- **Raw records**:

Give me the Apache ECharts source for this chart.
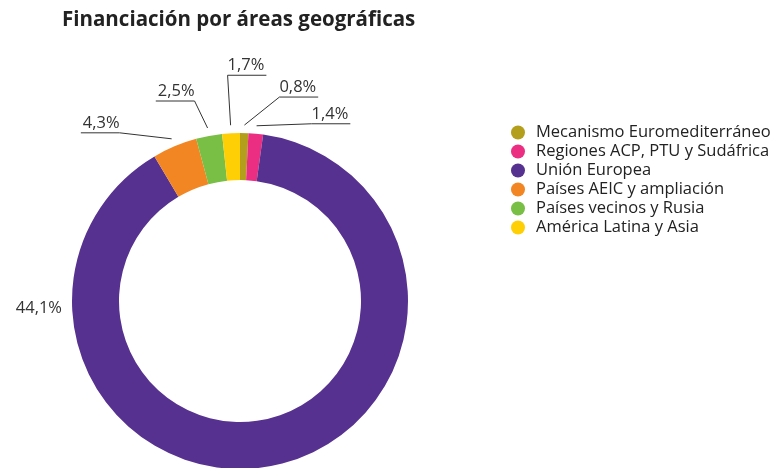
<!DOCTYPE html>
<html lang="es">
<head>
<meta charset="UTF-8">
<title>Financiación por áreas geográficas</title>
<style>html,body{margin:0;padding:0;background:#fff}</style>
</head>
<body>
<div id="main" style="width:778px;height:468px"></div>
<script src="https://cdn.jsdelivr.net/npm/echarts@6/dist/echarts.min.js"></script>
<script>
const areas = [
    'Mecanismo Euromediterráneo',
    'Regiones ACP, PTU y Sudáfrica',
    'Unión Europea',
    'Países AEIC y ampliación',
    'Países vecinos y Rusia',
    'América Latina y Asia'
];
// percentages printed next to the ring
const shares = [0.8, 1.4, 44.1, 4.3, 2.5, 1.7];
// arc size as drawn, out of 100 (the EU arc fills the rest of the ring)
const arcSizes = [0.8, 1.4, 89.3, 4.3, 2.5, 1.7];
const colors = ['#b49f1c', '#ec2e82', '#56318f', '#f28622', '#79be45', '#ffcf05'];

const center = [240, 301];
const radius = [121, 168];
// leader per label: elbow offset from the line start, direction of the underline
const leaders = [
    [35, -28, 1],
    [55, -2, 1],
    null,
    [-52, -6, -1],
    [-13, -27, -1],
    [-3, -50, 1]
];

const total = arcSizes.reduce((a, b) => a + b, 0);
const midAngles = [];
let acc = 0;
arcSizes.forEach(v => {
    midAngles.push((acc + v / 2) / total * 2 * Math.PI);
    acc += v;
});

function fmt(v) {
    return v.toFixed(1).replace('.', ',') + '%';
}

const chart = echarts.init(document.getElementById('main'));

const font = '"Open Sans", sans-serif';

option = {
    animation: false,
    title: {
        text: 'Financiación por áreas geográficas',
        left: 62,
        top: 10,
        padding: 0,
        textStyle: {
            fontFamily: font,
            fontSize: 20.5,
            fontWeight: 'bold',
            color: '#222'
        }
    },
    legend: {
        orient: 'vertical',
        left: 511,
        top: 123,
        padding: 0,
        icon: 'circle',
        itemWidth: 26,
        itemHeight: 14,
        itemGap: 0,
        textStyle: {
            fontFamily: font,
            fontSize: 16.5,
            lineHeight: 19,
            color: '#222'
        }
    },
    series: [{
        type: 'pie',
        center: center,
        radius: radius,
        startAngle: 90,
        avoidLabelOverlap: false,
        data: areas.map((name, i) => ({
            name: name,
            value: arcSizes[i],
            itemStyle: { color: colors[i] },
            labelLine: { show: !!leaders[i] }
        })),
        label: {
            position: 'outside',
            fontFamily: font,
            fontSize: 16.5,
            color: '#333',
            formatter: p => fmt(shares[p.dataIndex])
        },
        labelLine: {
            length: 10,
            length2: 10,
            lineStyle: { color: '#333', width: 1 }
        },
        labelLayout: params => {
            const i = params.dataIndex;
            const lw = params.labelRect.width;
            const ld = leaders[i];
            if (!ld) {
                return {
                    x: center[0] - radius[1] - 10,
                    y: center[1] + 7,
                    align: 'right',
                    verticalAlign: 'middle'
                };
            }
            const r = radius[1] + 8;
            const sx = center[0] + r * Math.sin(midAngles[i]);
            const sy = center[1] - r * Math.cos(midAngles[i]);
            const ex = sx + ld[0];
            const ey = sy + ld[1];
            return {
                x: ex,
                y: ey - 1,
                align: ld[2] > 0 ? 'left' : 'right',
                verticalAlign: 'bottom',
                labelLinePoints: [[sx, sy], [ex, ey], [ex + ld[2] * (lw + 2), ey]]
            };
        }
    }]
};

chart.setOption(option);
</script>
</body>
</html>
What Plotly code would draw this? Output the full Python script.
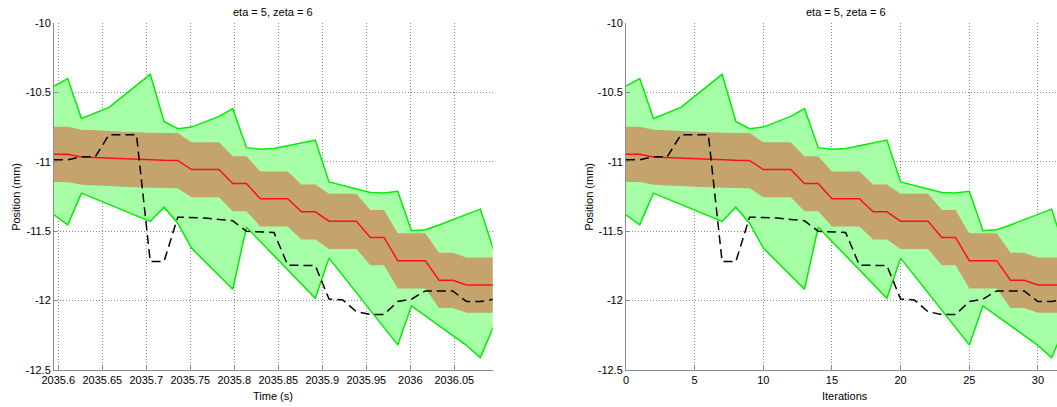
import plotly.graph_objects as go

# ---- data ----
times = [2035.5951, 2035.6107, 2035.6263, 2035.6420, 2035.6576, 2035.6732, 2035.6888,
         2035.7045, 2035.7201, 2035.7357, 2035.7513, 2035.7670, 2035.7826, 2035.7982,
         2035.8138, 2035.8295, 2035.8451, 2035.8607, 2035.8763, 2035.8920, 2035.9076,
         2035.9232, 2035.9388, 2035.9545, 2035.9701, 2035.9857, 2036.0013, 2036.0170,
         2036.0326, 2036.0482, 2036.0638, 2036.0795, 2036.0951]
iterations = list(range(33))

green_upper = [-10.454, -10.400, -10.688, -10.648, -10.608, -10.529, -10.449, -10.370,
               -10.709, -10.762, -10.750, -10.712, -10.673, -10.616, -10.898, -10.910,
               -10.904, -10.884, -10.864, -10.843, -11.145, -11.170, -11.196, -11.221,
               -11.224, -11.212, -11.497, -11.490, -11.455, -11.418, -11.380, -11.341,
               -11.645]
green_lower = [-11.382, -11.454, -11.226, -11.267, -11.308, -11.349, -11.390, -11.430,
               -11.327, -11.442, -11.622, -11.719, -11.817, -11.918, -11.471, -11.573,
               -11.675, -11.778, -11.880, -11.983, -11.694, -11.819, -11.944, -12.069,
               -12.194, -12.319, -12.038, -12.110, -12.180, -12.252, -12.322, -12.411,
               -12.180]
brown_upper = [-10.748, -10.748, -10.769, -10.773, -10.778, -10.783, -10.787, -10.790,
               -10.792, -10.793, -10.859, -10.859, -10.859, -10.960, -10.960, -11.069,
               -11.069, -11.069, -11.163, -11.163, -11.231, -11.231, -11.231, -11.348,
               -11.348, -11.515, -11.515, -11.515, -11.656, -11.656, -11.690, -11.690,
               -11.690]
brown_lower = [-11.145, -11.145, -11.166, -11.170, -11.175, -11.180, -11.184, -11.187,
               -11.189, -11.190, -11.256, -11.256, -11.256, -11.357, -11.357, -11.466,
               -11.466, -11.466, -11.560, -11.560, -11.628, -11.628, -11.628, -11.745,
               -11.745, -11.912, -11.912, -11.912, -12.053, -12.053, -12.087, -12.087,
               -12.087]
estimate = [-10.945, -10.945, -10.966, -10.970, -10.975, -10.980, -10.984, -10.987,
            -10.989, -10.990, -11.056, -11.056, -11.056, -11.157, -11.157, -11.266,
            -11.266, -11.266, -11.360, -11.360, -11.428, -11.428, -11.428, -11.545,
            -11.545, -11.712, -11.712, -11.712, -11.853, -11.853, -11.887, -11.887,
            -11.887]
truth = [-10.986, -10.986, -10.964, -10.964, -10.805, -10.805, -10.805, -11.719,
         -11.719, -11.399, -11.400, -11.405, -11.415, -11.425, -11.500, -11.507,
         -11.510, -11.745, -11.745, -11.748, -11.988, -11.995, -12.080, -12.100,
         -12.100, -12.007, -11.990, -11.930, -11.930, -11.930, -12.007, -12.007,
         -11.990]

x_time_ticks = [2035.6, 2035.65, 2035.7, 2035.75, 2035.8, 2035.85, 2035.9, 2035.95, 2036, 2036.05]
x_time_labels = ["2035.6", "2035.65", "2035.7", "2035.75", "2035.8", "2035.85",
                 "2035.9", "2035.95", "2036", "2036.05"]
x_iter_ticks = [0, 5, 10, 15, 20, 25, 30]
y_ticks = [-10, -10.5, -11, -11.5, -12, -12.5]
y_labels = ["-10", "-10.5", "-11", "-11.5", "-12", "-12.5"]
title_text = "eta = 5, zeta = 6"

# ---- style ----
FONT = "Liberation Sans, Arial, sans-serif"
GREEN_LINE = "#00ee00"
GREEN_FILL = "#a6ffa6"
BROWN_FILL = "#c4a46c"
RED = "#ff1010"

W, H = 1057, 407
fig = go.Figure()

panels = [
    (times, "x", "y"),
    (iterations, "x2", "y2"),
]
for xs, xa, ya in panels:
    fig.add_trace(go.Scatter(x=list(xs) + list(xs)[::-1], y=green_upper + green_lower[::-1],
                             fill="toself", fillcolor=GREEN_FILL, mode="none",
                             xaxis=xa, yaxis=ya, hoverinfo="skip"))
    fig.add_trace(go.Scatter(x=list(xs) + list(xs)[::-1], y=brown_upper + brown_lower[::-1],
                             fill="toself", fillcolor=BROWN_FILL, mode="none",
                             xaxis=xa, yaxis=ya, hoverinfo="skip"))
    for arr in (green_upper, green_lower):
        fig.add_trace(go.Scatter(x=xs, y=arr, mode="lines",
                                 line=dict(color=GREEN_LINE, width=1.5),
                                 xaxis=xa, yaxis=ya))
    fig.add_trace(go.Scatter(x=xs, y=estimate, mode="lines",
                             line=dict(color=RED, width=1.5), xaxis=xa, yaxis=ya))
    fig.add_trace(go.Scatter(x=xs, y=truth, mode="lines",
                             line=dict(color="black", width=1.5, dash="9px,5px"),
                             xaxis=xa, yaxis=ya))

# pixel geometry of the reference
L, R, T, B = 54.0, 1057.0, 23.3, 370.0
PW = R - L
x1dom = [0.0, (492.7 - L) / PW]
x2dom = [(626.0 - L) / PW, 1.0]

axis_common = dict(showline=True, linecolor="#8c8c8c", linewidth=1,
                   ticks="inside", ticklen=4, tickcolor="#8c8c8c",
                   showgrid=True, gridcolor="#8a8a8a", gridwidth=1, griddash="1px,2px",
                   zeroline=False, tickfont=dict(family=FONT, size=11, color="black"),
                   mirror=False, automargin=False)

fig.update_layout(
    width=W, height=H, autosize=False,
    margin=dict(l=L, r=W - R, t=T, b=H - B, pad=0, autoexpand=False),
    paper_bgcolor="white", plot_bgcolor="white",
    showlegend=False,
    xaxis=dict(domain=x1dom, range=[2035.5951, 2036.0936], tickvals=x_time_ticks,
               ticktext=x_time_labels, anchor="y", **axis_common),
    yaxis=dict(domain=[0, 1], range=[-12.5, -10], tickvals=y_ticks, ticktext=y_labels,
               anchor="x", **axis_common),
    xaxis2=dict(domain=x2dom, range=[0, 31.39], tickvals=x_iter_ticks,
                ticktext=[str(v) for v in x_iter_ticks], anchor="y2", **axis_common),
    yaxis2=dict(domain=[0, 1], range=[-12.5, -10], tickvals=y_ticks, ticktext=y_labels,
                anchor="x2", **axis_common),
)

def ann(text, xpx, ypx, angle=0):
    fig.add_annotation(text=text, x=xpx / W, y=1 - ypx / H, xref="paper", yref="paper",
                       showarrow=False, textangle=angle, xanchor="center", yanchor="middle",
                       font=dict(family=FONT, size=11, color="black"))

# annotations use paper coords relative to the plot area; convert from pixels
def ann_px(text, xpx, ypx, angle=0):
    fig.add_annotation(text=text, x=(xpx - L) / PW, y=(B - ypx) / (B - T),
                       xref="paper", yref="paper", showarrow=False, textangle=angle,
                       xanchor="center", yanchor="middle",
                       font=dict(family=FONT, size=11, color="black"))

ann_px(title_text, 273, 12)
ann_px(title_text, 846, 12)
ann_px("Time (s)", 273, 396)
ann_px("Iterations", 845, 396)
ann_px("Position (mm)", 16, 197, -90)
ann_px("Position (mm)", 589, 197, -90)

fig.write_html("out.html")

- **Goal**:
Copy only what runs above from the line containing "What Plotly code" through the line containing "iterations = list(range(33))", exactly. Leave out the pictures.

- **The result**:
What Plotly code would draw this? Output the full Python script.
import plotly.graph_objects as go

# ---- data ----
times = [2035.5951, 2035.6107, 2035.6263, 2035.6420, 2035.6576, 2035.6732, 2035.6888,
         2035.7045, 2035.7201, 2035.7357, 2035.7513, 2035.7670, 2035.7826, 2035.7982,
         2035.8138, 2035.8295, 2035.8451, 2035.8607, 2035.8763, 2035.8920, 2035.9076,
         2035.9232, 2035.9388, 2035.9545, 2035.9701, 2035.9857, 2036.0013, 2036.0170,
         2036.0326, 2036.0482, 2036.0638, 2036.0795, 2036.0951]
iterations = list(range(33))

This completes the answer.